Short task - Skipping all pictures, set down the lines of the listing from the first through the one with "const CAP_HALF = 0.0375;".

◆ ◆ ◆ ◆ ◆

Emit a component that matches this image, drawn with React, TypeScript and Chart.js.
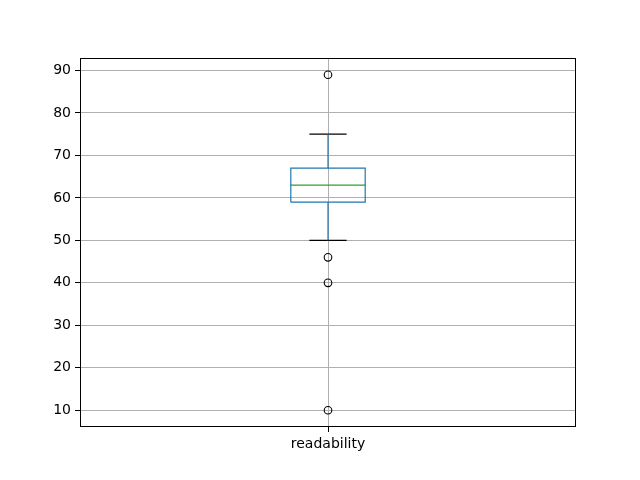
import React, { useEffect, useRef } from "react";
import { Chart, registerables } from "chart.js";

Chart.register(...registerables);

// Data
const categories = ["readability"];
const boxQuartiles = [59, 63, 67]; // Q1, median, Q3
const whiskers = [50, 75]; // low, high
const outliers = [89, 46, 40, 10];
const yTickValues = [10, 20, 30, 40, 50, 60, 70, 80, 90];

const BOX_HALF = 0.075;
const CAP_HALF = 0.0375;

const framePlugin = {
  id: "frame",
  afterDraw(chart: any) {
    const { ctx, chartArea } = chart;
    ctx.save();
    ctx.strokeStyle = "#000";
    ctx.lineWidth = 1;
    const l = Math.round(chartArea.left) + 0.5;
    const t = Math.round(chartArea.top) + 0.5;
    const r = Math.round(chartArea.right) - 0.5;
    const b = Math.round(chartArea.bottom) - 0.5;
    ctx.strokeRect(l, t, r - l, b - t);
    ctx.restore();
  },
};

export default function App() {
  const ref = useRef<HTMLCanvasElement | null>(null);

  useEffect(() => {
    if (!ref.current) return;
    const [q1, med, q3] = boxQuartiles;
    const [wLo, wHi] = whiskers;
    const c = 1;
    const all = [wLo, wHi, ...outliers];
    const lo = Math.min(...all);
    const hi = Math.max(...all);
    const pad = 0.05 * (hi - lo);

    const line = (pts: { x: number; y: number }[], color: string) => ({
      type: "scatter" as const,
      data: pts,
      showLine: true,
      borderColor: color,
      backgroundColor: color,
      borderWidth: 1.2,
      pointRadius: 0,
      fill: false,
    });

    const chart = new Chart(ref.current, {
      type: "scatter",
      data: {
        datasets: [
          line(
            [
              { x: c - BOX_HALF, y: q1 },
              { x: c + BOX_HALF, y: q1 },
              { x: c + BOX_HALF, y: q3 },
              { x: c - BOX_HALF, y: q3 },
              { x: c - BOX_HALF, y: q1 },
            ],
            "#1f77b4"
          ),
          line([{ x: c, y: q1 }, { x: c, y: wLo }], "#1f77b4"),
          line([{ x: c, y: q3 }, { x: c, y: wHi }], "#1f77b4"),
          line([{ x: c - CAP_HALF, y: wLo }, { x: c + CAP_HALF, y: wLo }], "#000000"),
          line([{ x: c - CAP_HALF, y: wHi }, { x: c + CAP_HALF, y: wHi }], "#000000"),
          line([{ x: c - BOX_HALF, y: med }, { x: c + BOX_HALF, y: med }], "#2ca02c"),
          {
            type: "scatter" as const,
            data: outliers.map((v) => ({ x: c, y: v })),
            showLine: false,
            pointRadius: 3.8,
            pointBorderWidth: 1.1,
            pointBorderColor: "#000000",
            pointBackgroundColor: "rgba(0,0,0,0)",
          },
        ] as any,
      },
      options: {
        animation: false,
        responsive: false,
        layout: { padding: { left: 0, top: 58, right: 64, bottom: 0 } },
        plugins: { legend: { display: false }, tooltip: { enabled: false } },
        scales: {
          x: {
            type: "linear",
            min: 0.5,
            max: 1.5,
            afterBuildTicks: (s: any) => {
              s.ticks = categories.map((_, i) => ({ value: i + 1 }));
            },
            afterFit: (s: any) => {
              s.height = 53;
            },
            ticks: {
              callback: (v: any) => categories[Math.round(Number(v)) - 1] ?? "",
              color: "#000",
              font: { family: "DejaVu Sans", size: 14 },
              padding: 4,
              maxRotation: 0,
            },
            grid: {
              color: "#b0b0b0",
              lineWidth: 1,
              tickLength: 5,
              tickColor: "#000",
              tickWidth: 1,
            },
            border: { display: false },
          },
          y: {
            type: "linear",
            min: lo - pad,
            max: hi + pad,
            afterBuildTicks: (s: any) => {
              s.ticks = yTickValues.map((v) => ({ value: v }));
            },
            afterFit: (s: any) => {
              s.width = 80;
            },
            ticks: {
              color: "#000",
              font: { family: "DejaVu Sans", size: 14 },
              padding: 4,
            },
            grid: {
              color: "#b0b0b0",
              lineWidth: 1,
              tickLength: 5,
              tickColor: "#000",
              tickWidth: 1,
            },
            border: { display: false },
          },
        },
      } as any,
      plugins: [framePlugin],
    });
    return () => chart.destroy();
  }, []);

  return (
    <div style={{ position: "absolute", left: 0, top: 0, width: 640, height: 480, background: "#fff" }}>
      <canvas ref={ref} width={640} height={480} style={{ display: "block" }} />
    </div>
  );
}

◆ ◆ ◆ ◆ ◆

Exercise result -
Emit a component that matches this image, drawn with React, TypeScript and Chart.js.
import React, { useEffect, useRef } from "react";
import { Chart, registerables } from "chart.js";

Chart.register(...registerables);

// Data
const categories = ["readability"];
const boxQuartiles = [59, 63, 67]; // Q1, median, Q3
const whiskers = [50, 75]; // low, high
const outliers = [89, 46, 40, 10];
const yTickValues = [10, 20, 30, 40, 50, 60, 70, 80, 90];

const BOX_HALF = 0.075;
const CAP_HALF = 0.0375;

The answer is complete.